▸ **EXERCISE DIRECTIONS**: Go through the material and write it all out exactly, minus the pictures.

▸ **DATA LINES**:
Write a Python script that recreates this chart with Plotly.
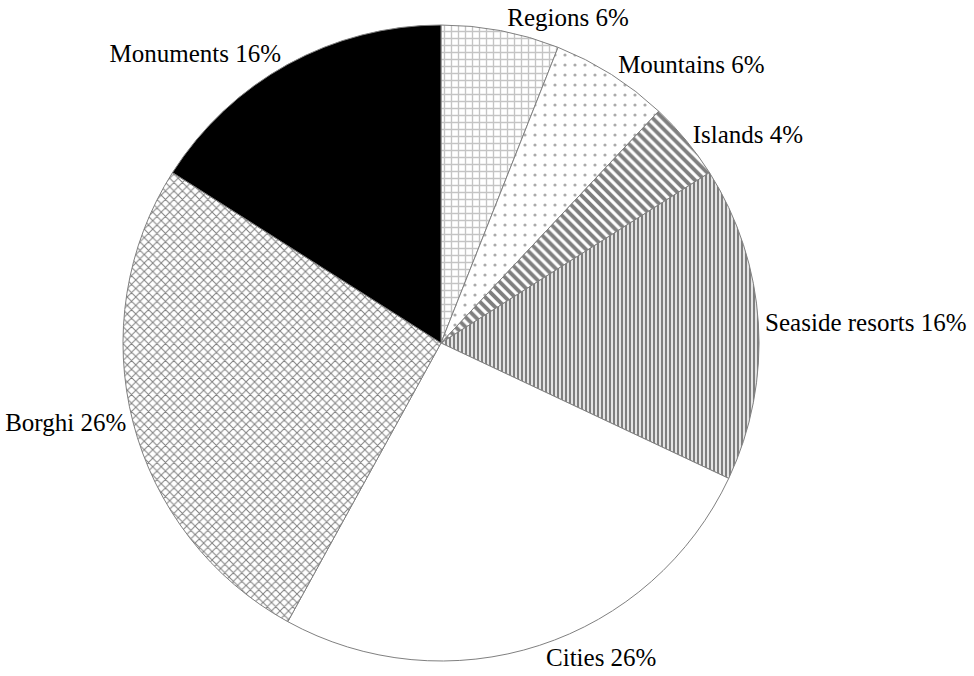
import plotly.graph_objects as go

labels = ["Regions", "Mountains", "Islands", "Seaside resorts", "Cities", "Borghi", "Monuments"]
values = [6, 6, 4, 16, 26, 26, 16]
shapes = ["+", ".", "\\", "|", "", "x", ""]
fgcolors = ["#8a8a8a", "#555555", "#000000", "#000000", "#000000", "#000000", "#000000"]
bgcolors = ["#ffffff", "#ffffff", "#ffffff", "#ffffff", "#ffffff", "#ffffff", "#000000"]
sizes = [7, 10, 7, 4, 8, 6, 8]
solidity = [0.35, 0.08, 0.55, 0.6, 0.3, 0.3, 0.3]

fig = go.Figure(go.Pie(
    labels=labels,
    values=values,
    sort=False,
    direction="clockwise",
    rotation=0,
    texttemplate="%{label} %{value}%",
    textposition="outside",
    textfont=dict(family="Liberation Serif", size=25, color="#000000"),
    marker=dict(
        colors=bgcolors,
        line=dict(color="#808080", width=1),
        pattern=dict(shape=shapes, fgcolor=fgcolors, bgcolor=bgcolors,
                     size=sizes, solidity=solidity, fillmode="overlay"),
    ),
    showlegend=False,
    hoverinfo="label+value",
))

fig.update_layout(
    width=974, height=676,
    margin=dict(l=123, r=215, t=25, b=15),
    paper_bgcolor="#ffffff",
    plot_bgcolor="#ffffff",
    font=dict(family="Liberation Serif", size=25, color="#000000"),
)

fig.write_html(
    "out.html",
    config={"displayModeBar": False},
    post_script="document.body.style.margin='0';document.body.style.overflow='hidden';",
)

▸ **RESPONSE TO THIS EXERCISE**:
Write a Python script that recreates this chart with Plotly.
import plotly.graph_objects as go

labels = ["Regions", "Mountains", "Islands", "Seaside resorts", "Cities", "Borghi", "Monuments"]
values = [6, 6, 4, 16, 26, 26, 16]
shapes = ["+", ".", "\\", "|", "", "x", ""]
fgcolors = ["#8a8a8a", "#555555", "#000000", "#000000", "#000000", "#000000", "#000000"]
bgcolors = ["#ffffff", "#ffffff", "#ffffff", "#ffffff", "#ffffff", "#ffffff", "#000000"]
sizes = [7, 10, 7, 4, 8, 6, 8]
solidity = [0.35, 0.08, 0.55, 0.6, 0.3, 0.3, 0.3]

fig = go.Figure(go.Pie(
    labels=labels,
    values=values,
    sort=False,
    direction="clockwise",
    rotation=0,
    texttemplate="%{label} %{value}%",
    textposition="outside",
    textfont=dict(family="Liberation Serif", size=25, color="#000000"),
    marker=dict(
        colors=bgcolors,
        line=dict(color="#808080", width=1),
        pattern=dict(shape=shapes, fgcolor=fgcolors, bgcolor=bgcolors,
                     size=sizes, solidity=solidity, fillmode="overlay"),
    ),
    showlegend=False,
    hoverinfo="label+value",
))

fig.update_layout(
    width=974, height=676,
    margin=dict(l=123, r=215, t=25, b=15),
    paper_bgcolor="#ffffff",
    plot_bgcolor="#ffffff",
    font=dict(family="Liberation Serif", size=25, color="#000000"),
)

fig.write_html(
    "out.html",
    config={"displayModeBar": False},
    post_script="document.body.style.margin='0';document.body.style.overflow='hidden';",
)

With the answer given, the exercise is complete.